Hydrogen bond synthon competition in the stabilization of theophylline cocrystals

Abstract

Theophylline medications are used as bronchodilators that relax the muscles in the breathing tubes. Issues relating to the hydration behaviour and moisture stability of this drug are well-known. Seven new cocrystals of theophylline with phenols, and isomeric hydroxybenzoic acids are synthesized. Solvent assisted mechanochemical synthesis is employed in order to synthesize the cocrystal materials. Single crystal structures are obtained for all cocrystals and furthermore they are characterized thermally, spectroscopy and by powder X-ray diffraction.

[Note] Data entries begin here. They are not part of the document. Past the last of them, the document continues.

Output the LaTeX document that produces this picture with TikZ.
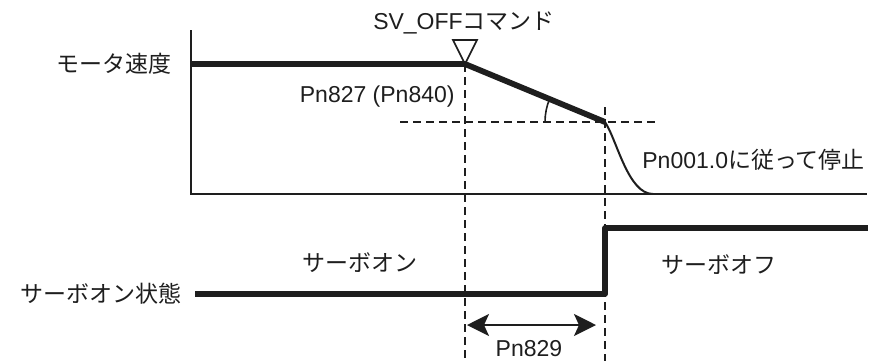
\documentclass[tikz,border=0pt]{standalone}
\usepackage{fontspec}
\setmainfont{Liberation Sans}
\newfontfamily\jp{Noto Sans CJK JP}
\usepackage{tikz}
\usetikzlibrary{arrows.meta, positioning, angles}
\definecolor{inkgray}{HTML}{1E1E1E}
\tikzset{
    lbl/.style={inner sep=0pt, font=\fontsize{11.5}{13}\selectfont, text=inkgray},
    axisline/.style={line width=0.8pt, draw=inkgray},
    thickline/.style={line width=2.9pt, draw=inkgray, line join=round},
    curveline/.style={line width=1pt, draw=inkgray},
    guide/.style={dash pattern=on 4pt off 2.5pt, line width=0.7pt, draw=inkgray},
    dblarrow/.style={{Stealth[length=11pt, width=11pt, inset=2.5pt]}-{Stealth[length=11pt, width=11pt, inset=2.5pt]}, line width=1pt, draw=inkgray}
}

\begin{document}
\begin{tikzpicture}[x=0.5pt, y=-0.5pt]
        \useasboundingbox (0,0) rectangle (880,361);
        % axes
        \coordinate (ytop) at (191,30);
        \coordinate (origin) at (191,194);
        \coordinate (xend) at (867,194);
        \draw[axisline] (ytop) -- (origin) -- (xend);

        % motor speed
        \coordinate (v0) at (191,64);
        \coordinate (off) at (465,64);
        \coordinate (decend) at (605,122);
        \coordinate (stop) at (653,194);
        \draw[thickline] (v0) -- (off) -- (decend);
        \draw[curveline] (decend) .. controls (617,140) and (628,194) .. (stop);

        % guides
        \coordinate (hl) at (400,122);
        \coordinate (hr) at (655,122);
        \coordinate (offbot) at (465,361);
        \coordinate (dectop) at (605,107);
        \coordinate (decbot) at (605,361);
        \draw[guide] (hl) -- (hr);
        \draw[guide] (off) -- (offbot);
        \draw[guide] (dectop) -- (decbot);
        \pic[draw=inkgray, line width=0.8pt, angle radius=30pt] {angle = off--decend--hl};

        % command marker
        \coordinate (trileft) at (453,40);
        \coordinate (triright) at (477,40);
        \draw[axisline] (trileft) -- (triright) -- (off) -- cycle;
        \node[lbl] (cmd) at (464,23) {SV\_OFF{\jp コマンド}};

        % servo state
        \coordinate (s0) at (195,294);
        \coordinate (srise) at (605,294);
        \coordinate (shigh) at (605,228);
        \coordinate (send) at (868,228);
        \draw[thickline] (s0) -- (srise) -- (shigh) -- (send);

        \coordinate (al) at (467,325);
        \coordinate (ar) at (596,325);
        \draw[dblarrow] (al) -- (ar);

        % labels
        \node[lbl, left=9.5pt of v0] (speed) {\jp モータ速度};
        \node[lbl, left=6.5pt of s0] (state) {\jp サーボオン状態};
        \node[lbl, anchor=east] (decel) at (455,97) {Pn827 (Pn840)};
        \node[lbl, anchor=west] (stopmode) at (642,160) {Pn001.0{\jp に従って停止}};
        \node[lbl] (son) at (360,263) {\jp サーボオン};
        \node[lbl] (soff) at (719,265) {\jp サーボオフ};
        \node[lbl] (delay) at (529,349) {Pn829};
    \end{tikzpicture}
\end{document}
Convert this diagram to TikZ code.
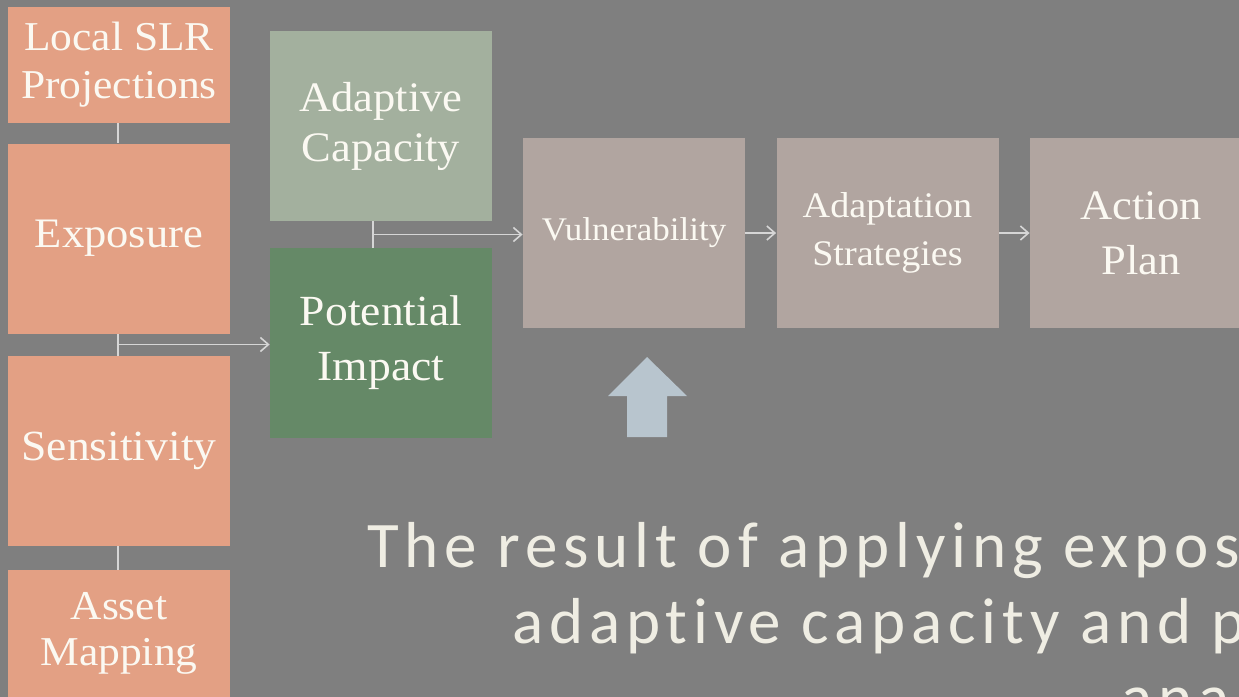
\documentclass[tikz,border=0pt]{standalone}
\usepackage{fontspec}
\setmainfont{Liberation Serif}[FakeStretch=1.06]
\newfontfamily\capfont{Carlito}[LetterSpace=9,Ligatures={NoCommon,NoRequired,NoContextual}]
\usetikzlibrary{arrows.meta}
\definecolor{bg}{HTML}{7F7F7F}
\definecolor{salmon}{HTML}{E3A084}
\definecolor{sage}{HTML}{A3B09E}
\definecolor{darkgreen}{HTML}{658967}
\definecolor{taupe}{HTML}{B1A5A0}
\definecolor{boxtext}{HTML}{FBF9F2}
\definecolor{captext}{HTML}{EFEDE3}
\definecolor{linecol}{HTML}{D6D6D6}
\definecolor{uparrow}{HTML}{B8C5CE}
\begin{document}
\begin{tikzpicture}[x=0.5pt,y=-0.5pt,
  box/.style={rectangle, inner sep=0pt, minimum width=111pt, minimum height=95pt,
    text=boxtext, align=center},
  conn/.style={draw=linecol, line width=0.8pt},
  arr/.style={conn, -{Straight Barb[length=4pt,width=7pt]}},
  captxt/.style={anchor=base west, inner sep=0pt, text=captext,
    font=\capfont\fontsize{32.5}{39}\selectfont}]
\useasboundingbox (0,0) rectangle (1239,697);
\clip (0,0) rectangle (1239,697);
\fill[bg] (0,0) rectangle (1239,697);

% left column
\node[box, fill=salmon, minimum height=58pt, font=\fontsize{20.5}{24}\selectfont] (slr) at (119,65) {Local SLR\\Projections};
\node[box, fill=salmon, font=\fontsize{21}{25}\selectfont] (exp) at (119,238.5) {Exposure};
\node[box, fill=salmon, font=\fontsize{21.5}{25}\selectfont] (sens) at (119,451) {Sensitivity};
\node[box, fill=salmon, minimum height=63.5pt, font=\fontsize{20.5}{23}\selectfont] (asset) at (119,633.5) {Asset\\Mapping};

% middle column
\node[box, fill=sage, font=\fontsize{21}{25}\selectfont] (adcap) at (381,126) {Adaptive\\Capacity};
\node[box, fill=darkgreen, font=\fontsize{21.5}{27.5}\selectfont] (pot) at (381,343) {Potential\\Impact};

% top row
\node[box, fill=taupe, font=\fontsize{16.5}{20}\selectfont] (vul) at (634,233) {Vulnerability};
\node[box, fill=taupe, font=\fontsize{18}{24}\selectfont] (adstr) at (887.5,233) {Adaptation\\Strategies};
\node[box, fill=taupe, font=\fontsize{21}{27.5}\selectfont] (act) at (1141,233) {Action\\Plan};

% connectors
\coordinate (j1) at (118,344.5);
\coordinate (j2) at (373,234.5);
\draw[conn] (slr.south -| j1) -- (exp.north -| j1);
\draw[conn] (exp.south -| j1) -- (sens.north -| j1);
\draw[conn] (sens.south -| j1) -- (asset.north -| j1);
\draw[arr] (j1) -- (j1 -| pot.west);
\draw[conn] (adcap.south -| j2) -- (pot.north -| j2);
\draw[arr] (j2) -- (j2 -| vul.west);
\draw[arr] (vul.east) -- (adstr.west);
\draw[arr] (adstr.east) -- (act.west);

% up arrow
\fill[uparrow] (647,357) -- (687,396) -- (667,396) -- (667,437) -- (627,437) -- (627,396) -- (608,396) -- cycle;

% caption (cut off at the picture edge, as in the reference)
\node[captxt] (cap1) at (367,567) {The result of applying expos};
\node[captxt] (cap2) at (512,643) {adaptive capacity and p};
\node[captxt] (cap3) at (1121,719) {anal};
\end{tikzpicture}
\end{document}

The hydrogen bonding and crystal packing features are examined and found to be comparable to reported cocrystals/salts of theophylline or its molecular analogues, i.e. caffeine and theobromine. The solubility of these cocrystals are determined using UV-vis spectroscopy and correlated with the hydrogen bond synthon energies computed on Gaussian using DFT. The occurrence probability of the hydrogen bond synthons are examined with the Cambridge Structural Database (CSD). An important observation is that the phenol coformers facilitate water assimilation in the crystalline lattice since they offer a weaker O–H⋯N_imidazole H bond synthon over the stronger COOH⋯N_imidazole H-bond available in hydroxybenzoic acid coformers. The presence of the –COOH group prevents water incorporation and provides added physical stability to the cocrystal at highly humid conditions. The results show the feasibility of cocrystal design of a drug to tune its physical properties based on hydrogen bond synthons.